The Christmas tree lights are on and candles are lit. Outdoor lights glow in the darkness as I sit with laptop and ponder the past year.
This New Year’s Eve finds me returning to join the crew at Bearing Drift. Somehow it seems right. I’ll continue with LynnRMitchell.com — I kept my own blog in the past when writing with the guys — but it’s nice to be back. As I reacquire my sea legs, it feels good to be “back in the fold,” as blog son Matt Hall likes to say. The intensity of politics is not a sideline sport here as all are encouraged to debate, comment, write, opine, and research. Politics 101? Ha. This goes far beyond that. And I love it.
So while my photos and easy-going commentary will continue at my blog, don’t be surprised to occasionally see some of it cross over to Bearing Drift to soften the political manly atmosphere.
But tonight I am finding myself thinking back on the past year.

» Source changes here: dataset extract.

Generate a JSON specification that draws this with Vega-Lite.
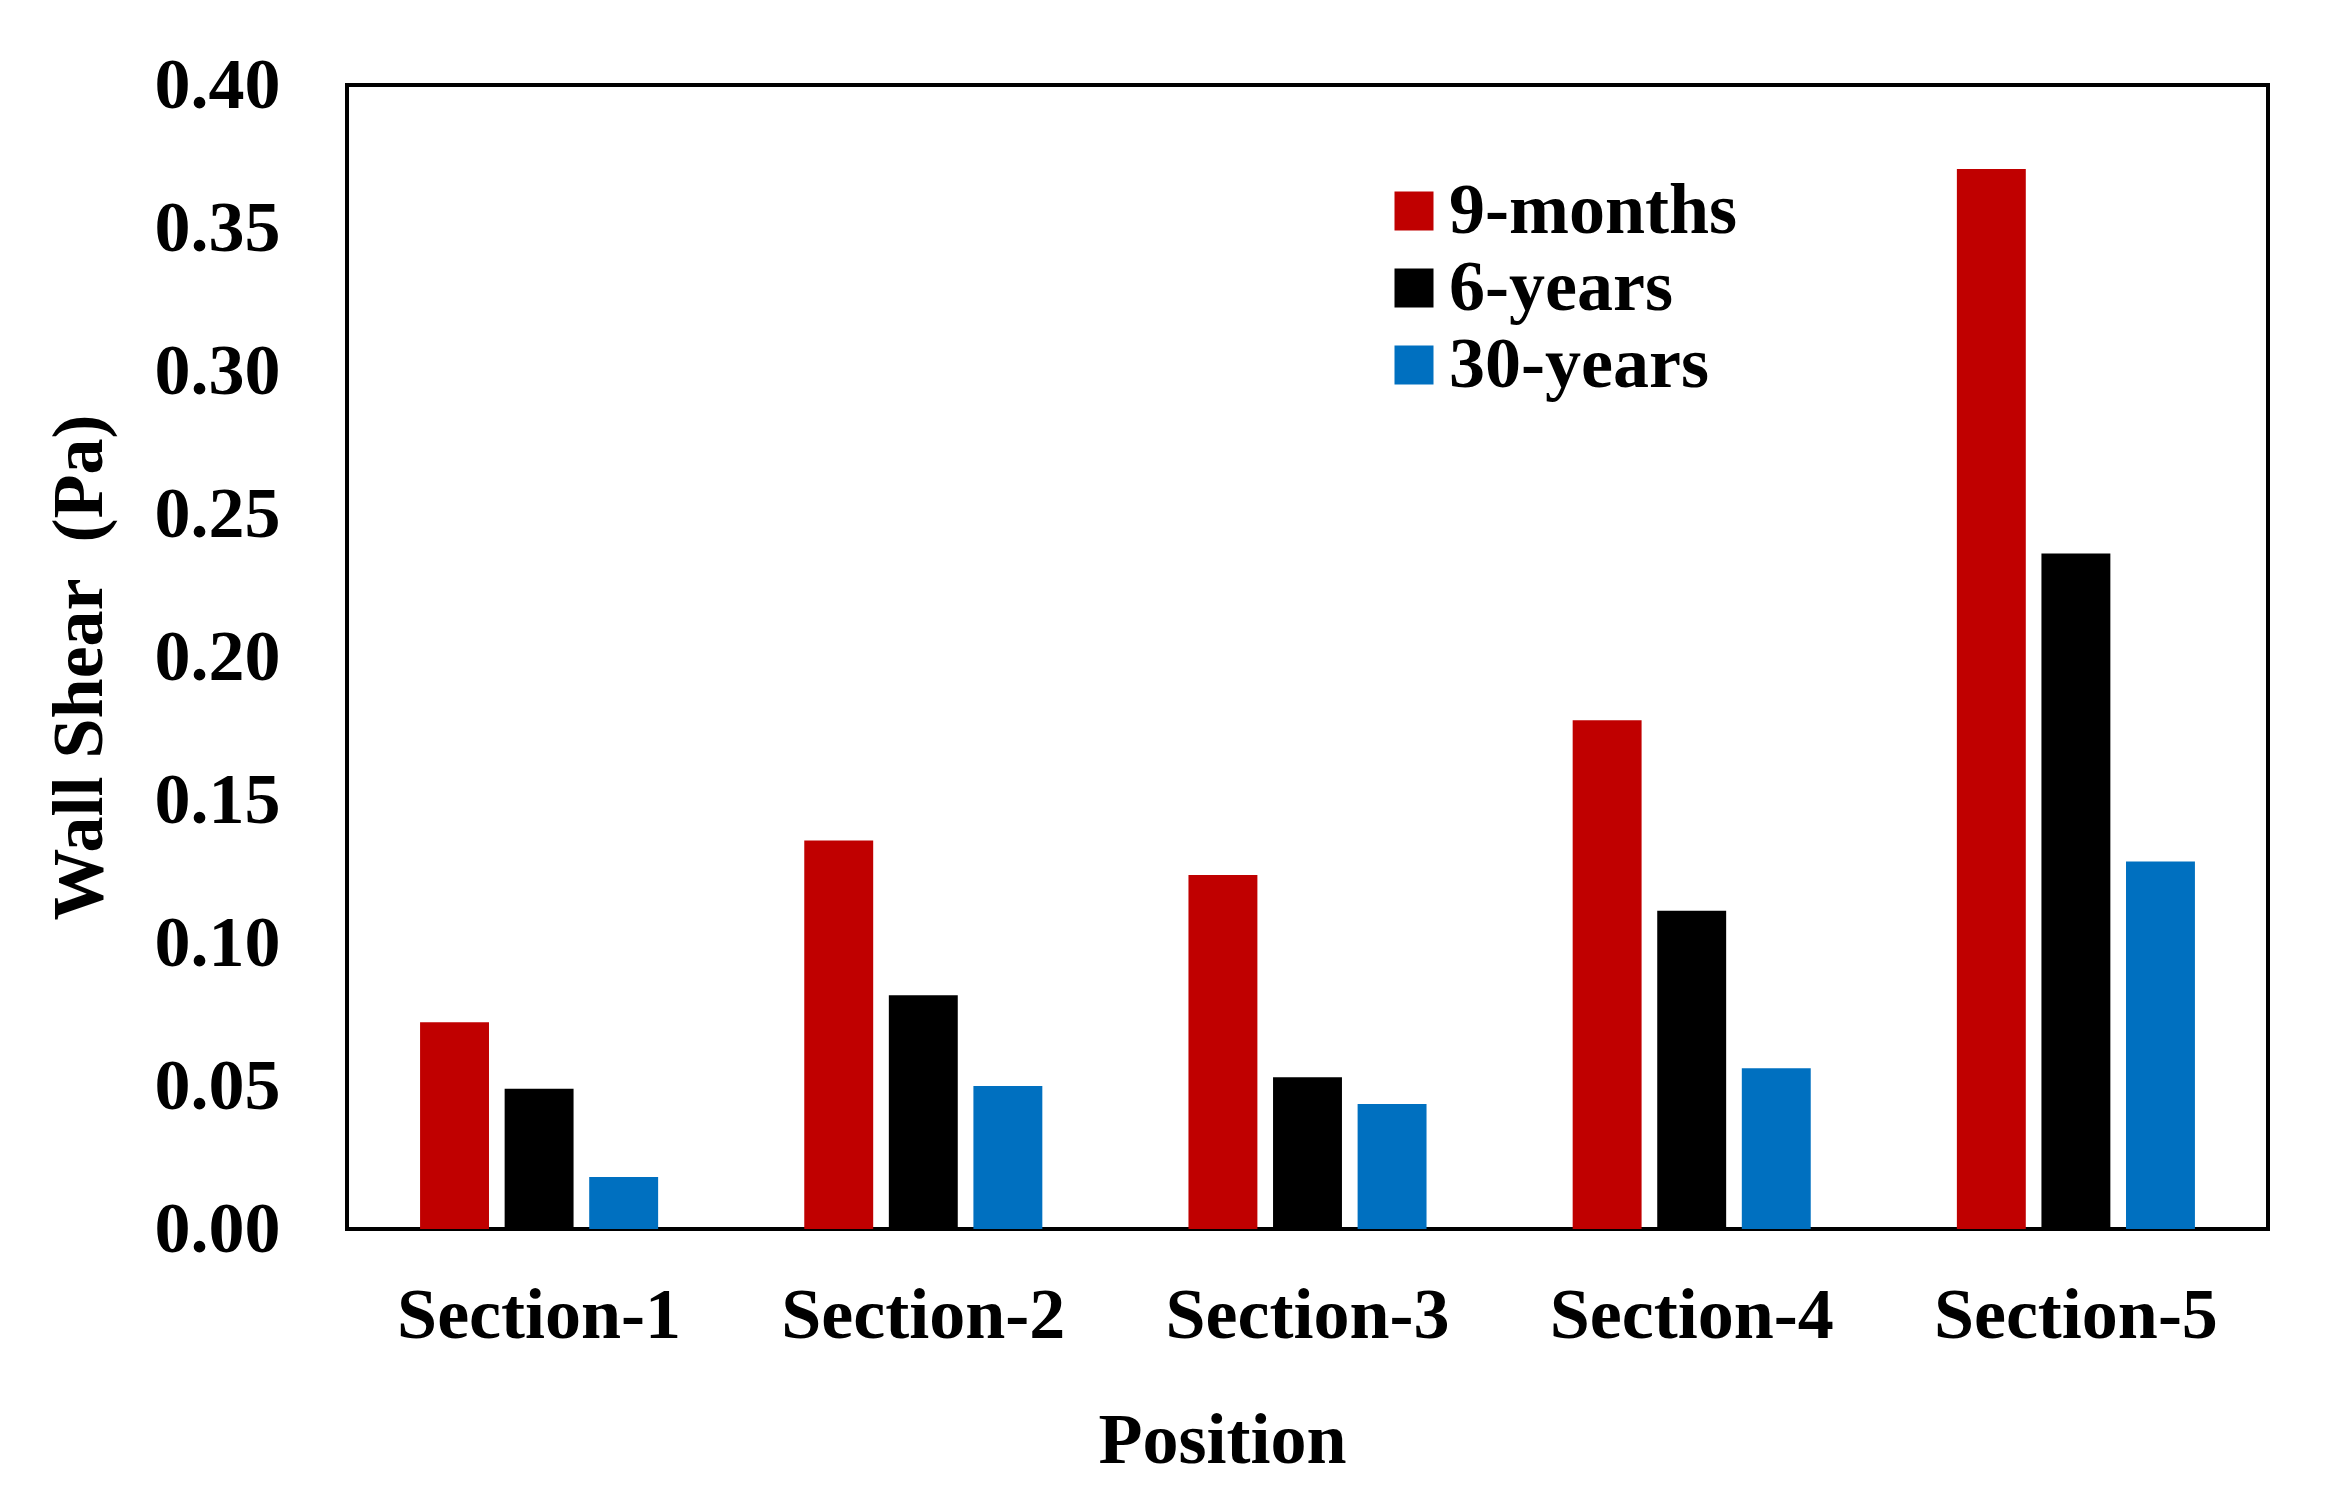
{
  "$schema": "https://vega.github.io/schema/vega-lite/v6.json",
  "autosize": "none",
  "width": 1921,
  "height": 1144,
  "padding": {"left": 347, "top": 85, "right": 64, "bottom": 279},
  "background": "white",
  "config": {
    "font": "Liberation Serif",
    "view": {"stroke": "black", "strokeWidth": 4},
    "axis": {"grid": false, "domain": false, "ticks": false, "tickSize": 0, "labelLimit": 0, "titleLimit": 0, "labelFont": "Liberation Serif", "titleFont": "Liberation Serif", "labelFontWeight": "bold", "titleFontWeight": "bold", "labelFontSize": 72, "titleFontSize": 72, "labelColor": "black", "titleColor": "black"}
  },
  "data": {
    "values": [
      {"section": "Section-1", "age": "9-months", "shear": 0.0723},
      {"section": "Section-1", "age": "6-years", "shear": 0.0490},
      {"section": "Section-1", "age": "30-years", "shear": 0.0182},
      {"section": "Section-2", "age": "9-months", "shear": 0.1358},
      {"section": "Section-2", "age": "6-years", "shear": 0.0817},
      {"section": "Section-2", "age": "30-years", "shear": 0.0500},
      {"section": "Section-3", "age": "9-months", "shear": 0.1238},
      {"section": "Section-3", "age": "6-years", "shear": 0.0531},
      {"section": "Section-3", "age": "30-years", "shear": 0.0437},
      {"section": "Section-4", "age": "9-months", "shear": 0.1779},
      {"section": "Section-4", "age": "6-years", "shear": 0.1113},
      {"section": "Section-4", "age": "30-years", "shear": 0.0562},
      {"section": "Section-5", "age": "9-months", "shear": 0.3706},
      {"section": "Section-5", "age": "6-years", "shear": 0.2362},
      {"section": "Section-5", "age": "30-years", "shear": 0.1285}
    ]
  },
  "mark": {"type": "bar"},
  "encoding": {
    "x": {
      "field": "section", "type": "nominal",
      "scale": {"paddingInner": 0, "paddingOuter": 0},
      "axis": {"title": "Position", "labelAngle": 0, "labelBaseline": "alphabetic", "labelPadding": 108, "titleX": 875, "titleY": 233, "titleBaseline": "alphabetic", "titleAlign": "center"}
    },
    "xOffset": {
      "field": "age", "type": "nominal",
      "scale": {"domain": ["9-months", "6-years", "30-years"], "paddingInner": 0.185, "paddingOuter": 0.864}
    },
    "y": {
      "field": "shear", "type": "quantitative",
      "scale": {"domain": [0, 0.4], "nice": false},
      "axis": {"title": "Wall Shear\u00a0 (Pa)", "format": ".2f", "values": [0, 0.05, 0.1, 0.15, 0.2, 0.25, 0.3, 0.35, 0.4], "labelPadding": 67, "titleAngle": -90, "titleX": -246, "titleY": 582, "titleBaseline": "alphabetic", "titleAlign": "center"}
    },
    "color": {
      "field": "age", "type": "nominal",
      "scale": {"domain": ["9-months", "6-years", "30-years"], "range": ["#C00000", "#000000", "#0070C0"]},
      "legend": {"title": null, "orient": "none", "legendX": 1031, "legendY": 90, "padding": 0, "symbolType": "square", "symbolSize": 1521, "symbolStrokeWidth": 0, "labelFont": "Liberation Serif", "labelFontWeight": "bold", "labelFontSize": 72, "labelColor": "black", "labelOffset": -1, "labelLimit": 0, "rowPadding": 5}
    }
  }
}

There were many changes that I didn’t expect at this time last year so I force a smile and move on … but there was one loss that stings my heart. That was the death of my friend Debbie who lost her two-year battle with brain cancer in October at the age of 56.
I couldn’t even write about it at the time. The words wouldn’t come to me — so unusual to someone who pours out words on a daily basis — and so I celebrated her life out among the colorful October autumn leaves that she loved so much. It somehow seemed fitting that she slipped away during one of her favorite times of the year, and every photo I took was with her in mind. But tonight I’m reflecting on this extraordinary woman.
We met at work in Richmond while in our 20s. She was vivacious, zany, a prankster, a thinker, spunky, and always full of life and laughter and fun. We had that special bond that can be found between close friends who have worked and played together, shared confidences, and gone through life’s ups and downs while remaining in touch, no matter what.